It’s been a strange sort of year. The world has seemed in a constant state of flux, cultural heroes are dead and buried and a huge aura of uncertainty hangs over, not just the country, but the whole world. It’s all a bit scary. Which is why a new Divine Comedy album is such a comfort.
For Neil Hannon doesn’t deal in surprises or uncertainties. There are certain things you expect from a Divine Comedy album, some quarter century in to his illustrious career – self-deprecating love songs and a few historical references, all sprinkled with a huge dose of whimsy. It may be six years since we last heard from Hannon – in his Divine Comedy guise at least – on the excellent Bang Goes The Knighthood, but only a couple of notes into opening track Napoleon Complex, it feels like slipping on an old pair of comfortable slippers.
The lead single Catherine The Great is, in its way, the perfect re-introduction to Hannon’s world – a flourish of strings, some beautifully arranged brass and lyrics full of wry humour about one of history’s most famous figures (references to her “great hair” and “powerful gait” plus a nod to that most famous myths about her – “she looked so bloody good on a horse”). The self-deprecating Napoleon Complex pokes fun at a man who “stands 5 foot 3 in Cuban heels” and who “gets all the girls… and then wakes up again” but Hannon is at his best when his arch-humour combines with heartfelt sincerity.
Foreverland is, rather like (most of) Bang Goes The Knighthood before it, an album about contentment. The beautifully orchestrated title track would be overtly slushy in anyone else’s hands, but Hannon’s conclusion that “everybody thinks it’s all lies until they can see foreverland” is so beautifully delivered that even the most cyncial heart would melt. Hannon’s partner (and long-time Divine Comedy collaborator) Cathy Davey also shows up for album highlight Funny Peculiar, a Cole Porter-style duet that stays just on the right side of cloying, while How Can You Leave Me On My Own is genuinely laugh-out-loud funny, as Hannon tells of being reduced to a “bad-smelling, couch-dwelling dickhead” who eats too many biscuits and looks at “too many naked ladies as I’m too weak to resist it” whenever Davey pops out for a few hours.
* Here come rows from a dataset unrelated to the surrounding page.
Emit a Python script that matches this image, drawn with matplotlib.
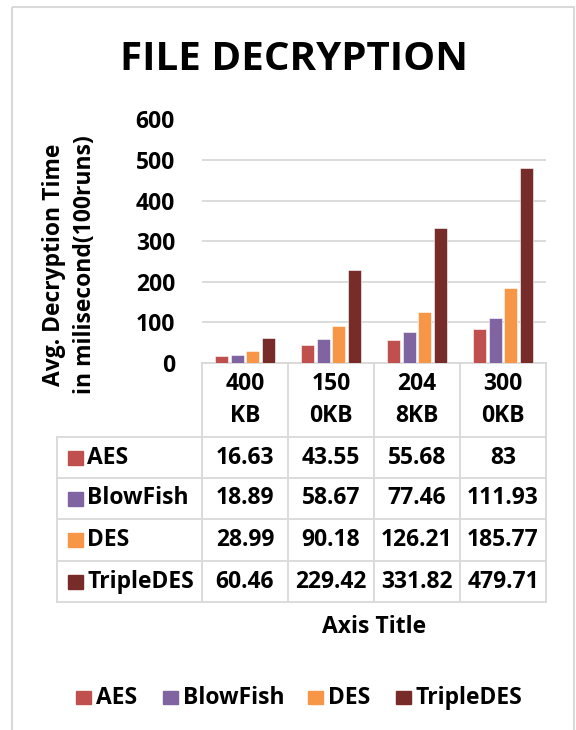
import numpy as np
import matplotlib as mpl
from matplotlib import pyplot as plt
from matplotlib.patches import Rectangle

mpl.rcParams['font.family'] = ['Open Sans', 'DejaVu Sans']
mpl.rcParams['font.weight'] = 'bold'

categories = ['400\nKB', '150\n0KB', '204\n8KB', '300\n0KB']
series = ['AES', 'BlowFish', 'DES', 'TripleDES']
aes = [16.63, 43.55, 55.68, 83]
blowfish = [18.89, 58.67, 77.46, 111.93]
des = [28.99, 90.18, 126.21, 185.77]
tripledes = [60.46, 229.42, 331.82, 479.71]
values = [aes, blowfish, des, tripledes]
colors = ['#C0504D', '#8064A2', '#F79646', '#772C2A']
yticks = [0, 100, 200, 300, 400, 500, 600]

W, H = 576, 730
grid_c = '#D9D9D9'
fs = 16.5

fig = plt.figure(figsize=(W / 100, H / 100), dpi=100)

# plot area in pixels
x0, x1 = 202, 546
y_top, y_bot = 119.5, 363
ax = fig.add_axes([x0 / W, 1 - y_bot / H, (x1 - x0) / W, (y_bot - y_top) / H])
xs = np.arange(len(categories))
for i, (vals, c) in enumerate(zip(values, colors)):
    ax.bar(xs + (i - 1.5) * 0.183, vals, width=0.151, color=c, edgecolor='white', linewidth=0.4, zorder=3)
ax.set_xlim(-0.5, len(categories) - 0.5)
ax.set_ylim(0, 600)
ax.set_yticks(yticks)
ax.set_yticklabels([str(t) for t in yticks], fontsize=fs, fontweight='bold')
ax.tick_params(axis='y', length=0, pad=27 * 0.72)
ax.set_xticks([])
ax.grid(axis='y', color=grid_c, linewidth=1.3, zorder=0)
for s in ['top', 'left', 'right']:
    ax.spines[s].set_visible(False)
ax.spines['bottom'].set_color(grid_c)
ax.spines['bottom'].set_linewidth(1.3)

# overlay in pixel coordinates for table, titles, legend, frame
ov = fig.add_axes([0, 0, 1, 1], zorder=-1)
ov.set_xlim(0, W)
ov.set_ylim(H, 0)
ov.axis('off')

ov.add_patch(Rectangle((12, 7), 562, 740, fill=False, edgecolor=grid_c, linewidth=1.5))

ov.text(294, 59, 'FILE DECRYPTION', ha='center', va='center', fontsize=29, fontweight='bold')
ov.text(54, 265, 'Avg. Decryption Time', rotation=90, ha='center', va='center', fontsize=fs)
ov.text(85, 265, 'in milisecond(100runs)', rotation=90, ha='center', va='center', fontsize=fs)

# data table
col_w = (x1 - x0) / len(categories)
key_x = 57
row_edges = [363, 437, 478, 519, 561, 602]
lw = 1.3
for j in range(len(categories) + 1):
    xx = x0 + j * col_w
    ov.plot([xx, xx], [row_edges[0], row_edges[-1]], color=grid_c, lw=lw)
ov.plot([key_x, key_x], [row_edges[1], row_edges[-1]], color=grid_c, lw=lw)
for r in row_edges[1:]:
    ov.plot([key_x, x1], [r, r], color=grid_c, lw=lw)

for j, cat in enumerate(categories):
    cx = x0 + (j + 0.5) * col_w
    top, bottom = cat.split('\n')
    ov.text(cx, 384, top, ha='center', va='center', fontsize=fs)
    ov.text(cx, 416, bottom, ha='center', va='center', fontsize=fs)

for i, name in enumerate(series):
    cy = (row_edges[i + 1] + row_edges[i + 2]) / 2
    ov.add_patch(Rectangle((68, cy - 7), 15, 14, color=colors[i]))
    ov.text(87, cy, name, ha='left', va='center', fontsize=fs)
    for j, v in enumerate(values[i]):
        cx = x0 + (j + 0.5) * col_w
        ov.text(cx, cy, f'{v:g}', ha='center', va='center', fontsize=fs)

ov.text(374, 627, 'Axis Title', ha='center', va='center', fontsize=fs)

# legend
leg_x = [76, 163, 308, 396]
for i, name in enumerate(series):
    ov.add_patch(Rectangle((leg_x[i], 691), 15, 13, color=colors[i]))
    ov.text(leg_x[i] + 20, 697.5, name, ha='left', va='center', fontsize=fs)

fig.savefig('out.png', dpi=100)
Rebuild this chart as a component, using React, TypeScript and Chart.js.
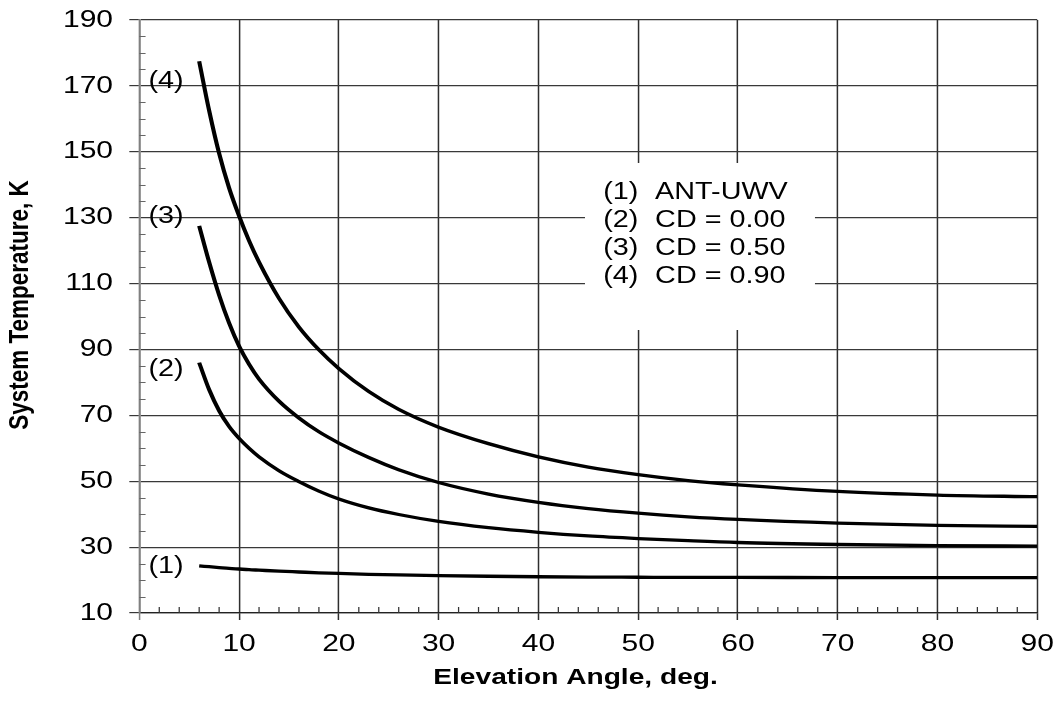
import React, { useEffect, useRef } from "react";
import { Chart, registerables } from "chart.js";

Chart.register(...registerables);

// ---- data ----
const elevationAngles = [6, 7, 8, 9, 10, 11, 12, 14, 16, 18, 20, 23, 26, 30, 35, 40, 45, 50, 55, 60, 70, 80, 90];
const antUwv = [24.3, 24.05, 23.8, 23.55, 23.35, 23.15, 23.0, 22.7, 22.45, 22.2, 22.0, 21.75, 21.55, 21.35, 21.15, 21.0, 20.9, 20.85, 20.8, 20.8, 20.75, 20.75, 20.75];
const cd000 = [86, 77.8, 71.4, 66.6, 63.0, 60.0, 57.4, 53.2, 49.9, 47.0, 44.6, 41.9, 39.9, 37.8, 35.9, 34.5, 33.4, 32.6, 31.95, 31.4, 30.8, 30.45, 30.3];
const cd050 = [127.5, 116.5, 106.5, 98, 91, 85.5, 81, 74.3, 69.2, 65.0, 61.6, 57.2, 53.5, 49.6, 46.1, 43.6, 41.7, 40.3, 39.2, 38.4, 37.3, 36.6, 36.3];
const cd090 = [177.5, 162.5, 149.5, 139, 130.5, 123, 116.5, 105.5, 96.8, 89.9, 84.2, 77.2, 71.8, 66.4, 61.4, 57.4, 54.3, 52.0, 50.2, 48.9, 46.9, 45.8, 45.3];

const curveTags = ["(1)", "(2)", "(3)", "(4)"];
const legendNames = ["ANT-UWV", "CD = 0.00", "CD = 0.50", "CD = 0.90"];
const xTickStep = 10;
const yTickStep = 20;
const xTitle = "Elevation Angle, deg.";
const yTitle = "System Temperature, K";

// ---- layout ----
const CSS_W = 1058;
const CSS_H = 713;
const INNER_W = 846;
const SX = CSS_W / INNER_W;
const FONT = "'Liberation Sans', Arial, Helvetica, sans-serif";

const seriesList = [antUwv, cd000, cd050, cd090];

const decorPlugin = {
  id: "decor",
  beforeDatasetsDraw(chart: any) {
    const { ctx, chartArea, scales } = chart;
    const x = scales.x;
    const y = scales.y;
    ctx.save();
    // minor y ticks (every 5)
    ctx.strokeStyle = "#666";
    ctx.lineWidth = 1;
    for (let v = 15; v < 190; v += 5) {
      if ((v - 10) % 20 === 0) continue;
      const py = Math.round(y.getPixelForValue(v)) + 0.5;
      ctx.beginPath();
      ctx.moveTo(chartArea.left, py);
      ctx.lineTo(chartArea.left + 5, py);
      ctx.stroke();
    }
    // minor x ticks (every 2)
    ctx.strokeStyle = "#333";
    for (let v = 2; v < 90; v += 2) {
      if (v % 10 === 0) continue;
      const px = x.getPixelForValue(v);
      ctx.beginPath();
      ctx.moveTo(px, chartArea.bottom);
      ctx.lineTo(px, chartArea.bottom - 6);
      ctx.stroke();
    }
    // legend background box
    const bx1 = x.getPixelForValue(44.67);
    const bx2 = x.getPixelForValue(67.72);
    const by1 = y.getPixelForValue(146.6);
    const by2 = y.getPixelForValue(95.9);
    ctx.fillStyle = "#ffffff";
    ctx.fillRect(bx1, by1, bx2 - bx1, by2 - by1);
    ctx.restore();
  },
  afterDatasetsDraw(chart: any) {
    const { ctx, scales, chartArea } = chart;
    const x = scales.x;
    const y = scales.y;
    ctx.save();
    ctx.fillStyle = "#000";
    ctx.textBaseline = "middle";
    // legend text
    ctx.font = `23px ${FONT}`;
    const rowValues = [137.64, 129.14, 120.64, 112.14];
    legendNames.forEach((name, i) => {
      const py = y.getPixelForValue(rowValues[i]);
      ctx.textAlign = "left";
      ctx.fillText(curveTags[i], x.getPixelForValue(46.5), py);
      ctx.fillText(name, x.getPixelForValue(51.7), py);
    });
    // curve tags at left
    const tagValues = [24.1, 83.8, 130.3, 171.3];
    ctx.textAlign = "center";
    curveTags.forEach((tag, i) => {
      ctx.fillText(tag, x.getPixelForValue(2.67), y.getPixelForValue(tagValues[i]));
    });
    // axis titles
    ctx.font = `bold 22.5px ${FONT}`;
    ctx.textAlign = "center";
    ctx.fillText(xTitle, (chartArea.left + chartArea.right) / 2 - 10.2, 678);
    ctx.translate(16.3, 305);
    ctx.rotate(-Math.PI / 2);
    ctx.fillText(yTitle, 0, 0);
    ctx.restore();
  },
};

const zeroPadding = (s: any) => {
  s.paddingTop = 0;
  s.paddingBottom = 0;
  s.paddingLeft = 0;
  s.paddingRight = 0;
};

export default function App() {
  const canvasRef = useRef<HTMLCanvasElement | null>(null);

  useEffect(() => {
    const canvas = canvasRef.current;
    if (!canvas) return;
    const datasets = seriesList.map((vals, i) => ({
      label: legendNames[i],
      data: elevationAngles.map((a, k) => ({ x: a, y: vals[k] })),
      borderColor: "#000",
      backgroundColor: "#000",
      borderWidth: 3.3,
      pointRadius: 0,
      fill: false,
      cubicInterpolationMode: "monotone" as const,
    }));
    const gridColor = (c: any) => (c.tick && c.tick.value === 0 ? "#808080" : "#2e2e2e");
    const chart = new Chart(canvas, {
      type: "line",
      data: { datasets },
      options: {
        responsive: false,
        animation: false,
        devicePixelRatio: 1,
        layout: { padding: { left: 0, top: 20, right: 16.6, bottom: 0 } },
        plugins: { legend: { display: false }, tooltip: { enabled: false } },
        scales: {
          x: {
            type: "linear",
            min: 0,
            max: 90,
            ticks: { stepSize: xTickStep, color: "#000", font: { family: FONT, size: 24 }, padding: 10, maxRotation: 0 },
            grid: { color: gridColor, lineWidth: 1.2, tickLength: 7 },
            border: { color: "#222", width: 1.2 },
            title: { display: false, text: xTitle },
            afterFit: (s: any) => {
              s.height = 100;
              zeroPadding(s);
            },
          },
          y: {
            type: "linear",
            min: 10,
            max: 190,
            ticks: { stepSize: yTickStep, color: "#000", font: { family: FONT, size: 24 }, padding: 13 },
            grid: { color: "#383838", lineWidth: 1.2, tickLength: 8 },
            border: { color: "#808080", width: 1.5 },
            title: { display: false, text: yTitle },
            afterFit: (s: any) => {
              s.width = 111.4;
              zeroPadding(s);
            },
          },
        },
      },
      plugins: [decorPlugin],
    } as any);

    // horizontal stretch of the whole drawing, as in the reference
    canvas.width = CSS_W;
    canvas.height = CSS_H;
    const ctx = canvas.getContext("2d");
    if (ctx) {
      ctx.setTransform(SX, 0, 0, 1, 0, 0);
      chart.draw();
    }
    return () => {
      chart.destroy();
    };
  }, []);

  return (
    <div style={{ position: "fixed", left: 0, top: 0, width: CSS_W, height: CSS_H, background: "#fff" }}>
      <canvas
        ref={canvasRef}
        width={INNER_W}
        height={CSS_H}
        style={{ width: `${CSS_W}px`, height: `${CSS_H}px`, display: "block" }}
      />
    </div>
  );
}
The lyrics never take a backseat to the melodies though – in fact, Foreverland may be Hannon’s most intricately crafted album to date. The lush arrangements of the gorgeous To The Rescue stand out, as do the dramatic flourishes of A Desperate Man or the brief Broadway-style interlude of Other People. Admittedly, a couple of the tracks fail to hit the mark as readily – I Joined The Foreign Legion (To Forget) may well be the quintessential Divine Comedy title, but the song itself – apparently inspired by Carry On Up The Khyber, yet sounding in its arrangement like an homage to John Barry – isn’t as memorable as some of the others on here, while The Pact, something of a list song, seems to float along without making too much of an impression.
Overall though, Foreverland is a blissful, heartfelt and often very funny paean to love and companionship. Some will no doubt dismiss it as too twee and theatrical for today’s musical landscape, but that is to misunderstand The Divine Comedy. Listening to this album, you’re transported for 50 minutes or so into a place more comforting, more welcoming and warmer. And, in this year above all years, we need Neil Hannon for that more than ever.